第1回:ガソリン自動車誕生
2人のドイツ人が内燃機関を作った
2017.06.30
自動車ヒストリー
今日に続く内燃機関の自動車を、初めて世に問うたカール・ベンツとゴットリープ・ダイムラー。2人の挑戦を可能にした内燃機関の進化の歴史と、自動車の誕生、そして世界最古の自動車メーカーの誕生にいたる歴史を振り返ってみよう。
新しい動力源を求めて
メルセデス・ベンツは誰もが知るドイツの代表的自動車ブランドだ。製造・販売を行っているのは、ダイムラー社(Daimler AG)である。ブランド名と会社名が異なっているが、どちらもガソリン自動車の誕生に関わった人物に由来している。19世紀末、世界を変えることになる新しい乗り物を作ろうとしていたのが、カール・ベンツとゴットリープ・ダイムラーだった。
19世紀のはじめにトレビシックが発明した蒸気機関車はスティーブンソンによって改良され、ヨーロッパやアメリカでは人員や貨物を輸送する実用的な手段となっていた。1769年にキュニョーが先鞭(せんべん)をつけた蒸気自動車も、少しずつ技術開発が進んでいた。電気自動車の可能性を探る動きが始まったのもこの時期である。
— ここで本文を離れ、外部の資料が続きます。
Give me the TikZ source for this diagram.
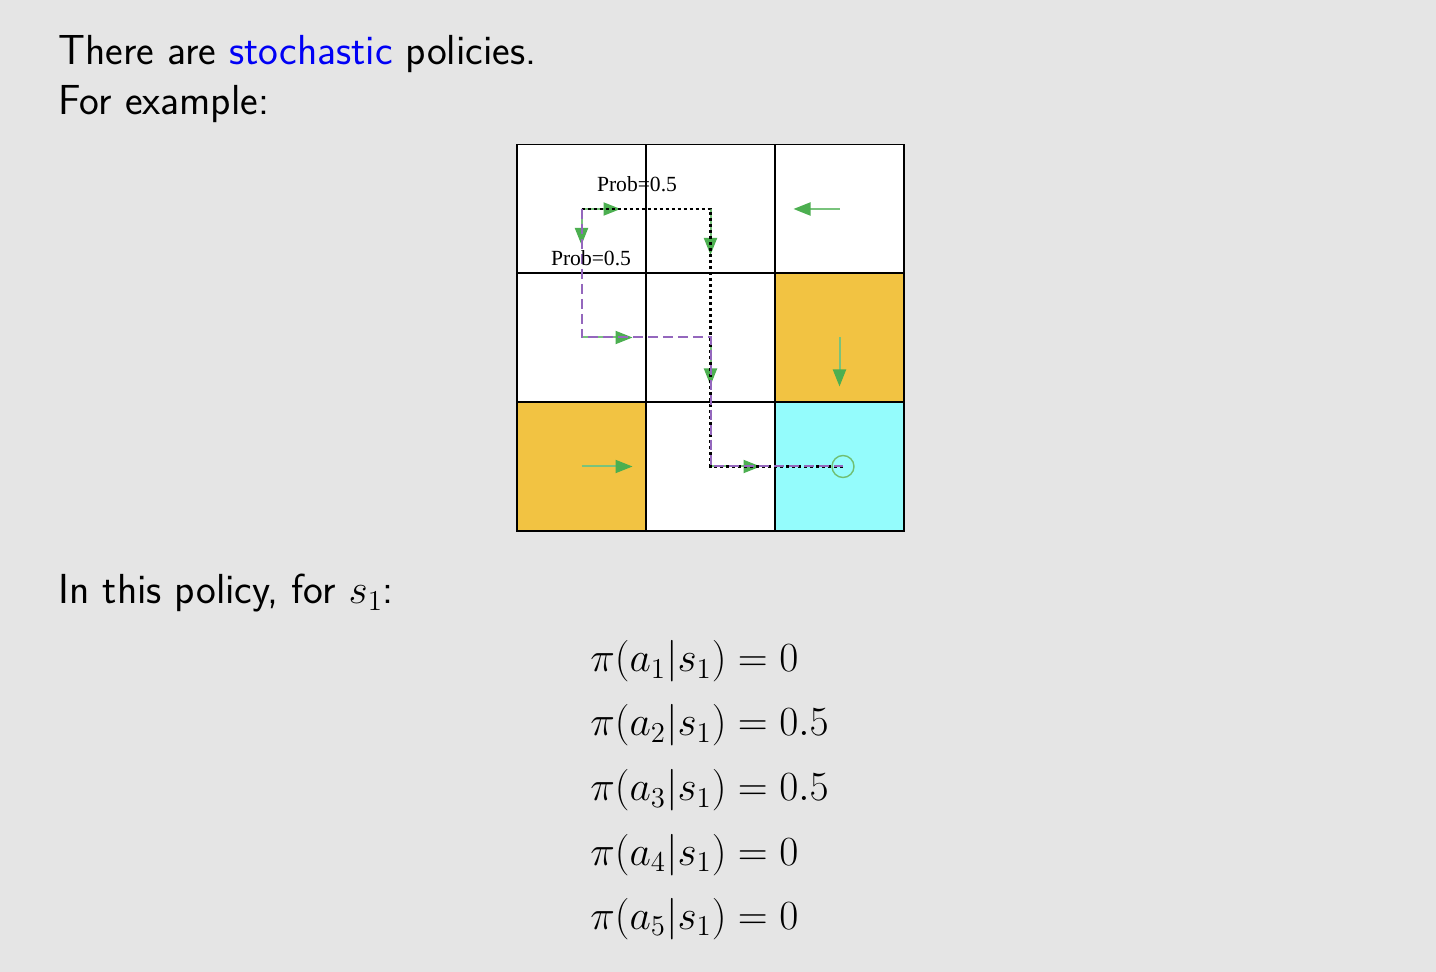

新たな交通環境が整備されようとしていたものの、満足せずにほかの道を探る技術者たちがいた。蒸気機関車は線上を走る1次元の動きしかできないので、自由なモビリティーとは言いがたい。蒸気自動車は大きくて重く、電気自動車は航続距離に難点がある。すべての問題を解決するには、新しい動力源を開発する必要があった。
1860年、フランスのエティエンヌ・ルノワールが「ガスエンジン」の特許を取った。石炭ガスをシリンダー内で燃焼させて動力を取り出すもので、初めての実用的な内燃機関といえる。機関外部の熱源を利用する蒸気機関に比べ、はるかに軽量でコンパクトなシステムにすることが可能になった。ただ、まだまだ技術的課題は多く、安定して稼働させるのは難しかった。熱効率が悪く潤滑油が大量に必要だったため、“回転する油の塊”と揶揄(やゆ)されていたという。
ドイツのニコラス・アウグスト・オットーはルノワールのガスエンジンを研究し、効率を高めた機関を開発してビジネスを成功させた。さらに強力な動力を得るため、彼はボー・ド・ロシャが提唱していた4ストロークエンジンに活路を求めた。1877年、彼は効率的な内燃機関を作り上げて特許を取得する。現在も使われているガソリンエンジンの原型で、オットーサイクルの名で呼ばれている。